In the afternoon, we had our weekly meeting with a group of local women and family members in El Porvenir that I briefly discussed last week. Each week, two students from the program are responsible for teaching the group members relaxation and emotional regulation techniques for them to utilize at any given moment and teach others in their community. This week, one of the other students and I were in charge of working with the group members’ children—some of whom have physical disabilities and/or difficulties with motor skills and/or verbal communication deficits. We had each child write their names and draw something that corresponds with each letter of their name. The creativity and abilities in these children are truly incredible.

After our group, we went back to Trujillo for our Psicología en Peru course. Tonight, we focused on statistics within the country, all of Latin America, as well as throughout the world. When we look at a global scale, depression happens to be the most common mental illness. However, in Latin America, only five percent of the adult population reportedly suffer from Depression. According to the NIH, “In 2015, an estimated 16.1 million adults aged 18 or older in the United States had at least one major depressive episode in the past year.” If so many people in the United States alone have experienced depression, why is the percentage so low in Latin America? It’s because so many people do not seek or receive mental health services. This number is merely what is reported.

Among so many other challenges, stigma is the biggest problem pertaining to bringing attention to mental illness in Latin America, and especially Peru due to discrimination against mental health. If you seek any type of help or treatment, you’re considered “weak” or “crazy.” You’ll likely be asked, “Are you weak? You’re not strong enough to deal with this?” Alongside stigma, shame and misconceptions about having a mental illness come into play as well.
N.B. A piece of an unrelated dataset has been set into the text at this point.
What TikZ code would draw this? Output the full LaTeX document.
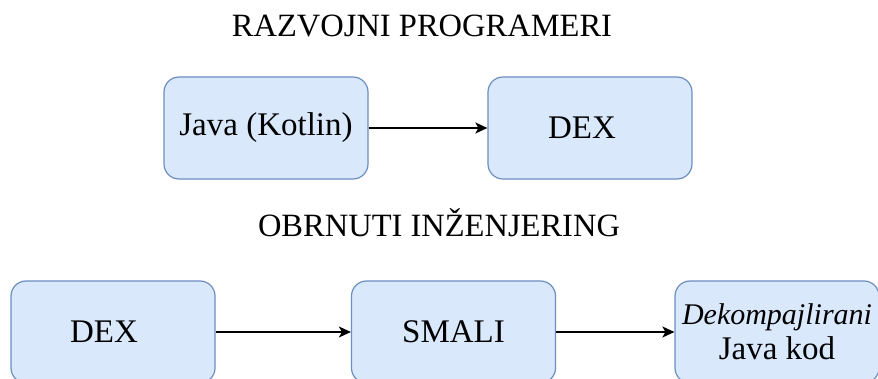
\documentclass[tikz,border=0pt]{standalone}
\usepackage{fontspec}
\setmainfont{Liberation Serif}
\usetikzlibrary{arrows.meta}
\definecolor{boxfill}{HTML}{DAE8FC}
\definecolor{boxdraw}{HTML}{6C8EBF}
\tikzset{
  flowbox/.style={draw=boxdraw, fill=boxfill, line width=1.2pt, rounded corners=15pt,
    minimum width=204pt, minimum height=102pt, inner sep=0pt, align=center,
    font=\fontsize{33}{36}\selectfont},
  titletext/.style={anchor=base, inner sep=0pt, font=\fontsize{32.5}{36}\selectfont},
  flowarrow/.style={line width=1.7pt, -{Stealth[length=12pt,width=11pt,inset=3pt]}}
}
\begin{document}
\begin{tikzpicture}[x=1pt,y=-1pt]
\useasboundingbox (0,0) rectangle (878,379);
\clip (0,0) rectangle (878,379);
\node[titletext] (t1) at (422,37) {RAZVOJNI PROGRAMERI};
\node[titletext] (t2) at (439,237) {OBRNUTI INŽENJERING};
\node[flowbox] (java) at (266,128) {Java (Kotlin)};
\node[flowbox] (dex1) at (590,128) {DEX\hspace*{16pt}};
\node[flowbox] (dex2) at (113,332) {DEX\hspace*{18pt}};
\node[flowbox] (smali) at (453.5,332) {SMALI};
\node[flowbox] (dek) at (777,332) {{\fontsize{30}{32}\selectfont\itshape Dekompajlirani}\\[-1pt]Java kod};
\draw[flowarrow] (java) -- (dex1);
\draw[flowarrow] (dex2) -- (smali);
\draw[flowarrow] (smali) -- (dek);
\end{tikzpicture}
\end{document}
Even if we were to put stigma aside, psychoeducation is another challenge. If someone does in fact have a mental illness, many times, they’ll go to the local clinic with the belief that it’s a physical illness as opposed to a mental illness. In a perfect world, hypothetically speaking, of course, let’s say that someone does in fact go to the hospital for an issue pertaining to their mental health. As I mentioned the other week, you would have to wait days in the hospital before getting an appointment, and when you finally do get one, your appointment would only last a few minutes, and would consist of being asked a few “yes” or “no” questions to determine if you have depression.

There isn’t enough time to converse with the patient, so the odds of someone actually getting the help he or she needs and deserves are slim to none. But first, you’d have to overcome the stigma and shame in order to even make it to this point. And you’d have to hope that your family wouldn’t abandon you due to shame as well. Now if you want to talk about services, there is about 1 psychiatrist per every 300,000 people in Peru. If we were to look at another country, let’s say Colombia for example, there, you would find 2.1 psychiatrists per ever 10,000 people. Pretty significant difference, right?

The following statistics have been taken from Según el Instituto Nacional de Salud Mental (INSM) (2014): Nearly 5 million people (11.8%) in Peru suffer from some type of mental illness. 700,000 out of 1 million Peruvians suffer from depression, while 200,000 out of 1 million Peruvians suffer from some type of anxiety disorder. Less than 4 percent of these individuals receive services in specialized centers. Why, you may still ask? Fifty percent of such individuals believe they can overcome their mental illness on their own. Thirty percent don’t believe in treatment, and thirty percent don’t know where to go to receive services. (Yes, the percentages overlap.)

This is why education is so important. We must spread the word about mental health because until we can do so, millions of people will not receive the necessary services they require.